WHAT TO DO. Write out the listing in full, matching it word for word.

* start DATA BLOCK *

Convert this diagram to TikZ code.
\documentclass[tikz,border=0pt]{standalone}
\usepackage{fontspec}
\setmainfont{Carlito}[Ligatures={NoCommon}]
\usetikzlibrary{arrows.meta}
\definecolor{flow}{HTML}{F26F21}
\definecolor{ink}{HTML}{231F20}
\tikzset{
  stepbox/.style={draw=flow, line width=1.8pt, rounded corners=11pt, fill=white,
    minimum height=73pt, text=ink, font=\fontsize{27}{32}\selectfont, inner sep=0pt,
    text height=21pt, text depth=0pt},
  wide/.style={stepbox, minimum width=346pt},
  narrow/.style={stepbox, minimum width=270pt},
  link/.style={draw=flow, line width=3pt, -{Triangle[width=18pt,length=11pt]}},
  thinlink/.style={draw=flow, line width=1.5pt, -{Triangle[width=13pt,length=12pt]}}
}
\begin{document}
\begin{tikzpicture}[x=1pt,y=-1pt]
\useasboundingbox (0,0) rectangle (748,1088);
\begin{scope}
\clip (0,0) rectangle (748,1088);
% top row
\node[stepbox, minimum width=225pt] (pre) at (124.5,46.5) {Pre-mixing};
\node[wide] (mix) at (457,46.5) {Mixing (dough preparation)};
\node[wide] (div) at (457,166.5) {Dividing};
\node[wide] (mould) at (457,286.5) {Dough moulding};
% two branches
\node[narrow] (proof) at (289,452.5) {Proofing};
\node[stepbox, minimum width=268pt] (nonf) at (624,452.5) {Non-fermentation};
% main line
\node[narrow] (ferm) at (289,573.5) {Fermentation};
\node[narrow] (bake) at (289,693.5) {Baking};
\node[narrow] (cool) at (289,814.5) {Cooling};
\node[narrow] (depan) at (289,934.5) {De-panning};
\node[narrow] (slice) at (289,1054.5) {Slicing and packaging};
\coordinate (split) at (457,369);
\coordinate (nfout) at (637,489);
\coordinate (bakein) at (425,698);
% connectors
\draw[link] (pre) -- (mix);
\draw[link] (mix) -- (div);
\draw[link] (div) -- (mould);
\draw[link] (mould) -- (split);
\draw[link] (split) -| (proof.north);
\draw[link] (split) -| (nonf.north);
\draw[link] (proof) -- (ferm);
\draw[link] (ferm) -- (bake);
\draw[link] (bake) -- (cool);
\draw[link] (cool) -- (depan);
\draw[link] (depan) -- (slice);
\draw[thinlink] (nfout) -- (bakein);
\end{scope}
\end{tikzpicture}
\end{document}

* end DATA BLOCK *

RIGHT ANSWER.
Convert this diagram to TikZ code.
\documentclass[tikz,border=0pt]{standalone}
\usepackage{fontspec}
\setmainfont{Carlito}[Ligatures={NoCommon}]
\usetikzlibrary{arrows.meta}
\definecolor{flow}{HTML}{F26F21}
\definecolor{ink}{HTML}{231F20}
\tikzset{
  stepbox/.style={draw=flow, line width=1.8pt, rounded corners=11pt, fill=white,
    minimum height=73pt, text=ink, font=\fontsize{27}{32}\selectfont, inner sep=0pt,
    text height=21pt, text depth=0pt},
  wide/.style={stepbox, minimum width=346pt},
  narrow/.style={stepbox, minimum width=270pt},
  link/.style={draw=flow, line width=3pt, -{Triangle[width=18pt,length=11pt]}},
  thinlink/.style={draw=flow, line width=1.5pt, -{Triangle[width=13pt,length=12pt]}}
}
\begin{document}
\begin{tikzpicture}[x=1pt,y=-1pt]
\useasboundingbox (0,0) rectangle (748,1088);
\begin{scope}
\clip (0,0) rectangle (748,1088);
% top row
\node[stepbox, minimum width=225pt] (pre) at (124.5,46.5) {Pre-mixing};
\node[wide] (mix) at (457,46.5) {Mixing (dough preparation)};
\node[wide] (div) at (457,166.5) {Dividing};
\node[wide] (mould) at (457,286.5) {Dough moulding};
% two branches
\node[narrow] (proof) at (289,452.5) {Proofing};
\node[stepbox, minimum width=268pt] (nonf) at (624,452.5) {Non-fermentation};
% main line
\node[narrow] (ferm) at (289,573.5) {Fermentation};
\node[narrow] (bake) at (289,693.5) {Baking};
\node[narrow] (cool) at (289,814.5) {Cooling};
\node[narrow] (depan) at (289,934.5) {De-panning};
\node[narrow] (slice) at (289,1054.5) {Slicing and packaging};
\coordinate (split) at (457,369);
\coordinate (nfout) at (637,489);
\coordinate (bakein) at (425,698);
% connectors
\draw[link] (pre) -- (mix);
\draw[link] (mix) -- (div);
\draw[link] (div) -- (mould);
\draw[link] (mould) -- (split);
\draw[link] (split) -| (proof.north);
\draw[link] (split) -| (nonf.north);
\draw[link] (proof) -- (ferm);
\draw[link] (ferm) -- (bake);
\draw[link] (bake) -- (cool);
\draw[link] (cool) -- (depan);
\draw[link] (depan) -- (slice);
\draw[thinlink] (nfout) -- (bakein);
\end{scope}
\end{tikzpicture}
\end{document}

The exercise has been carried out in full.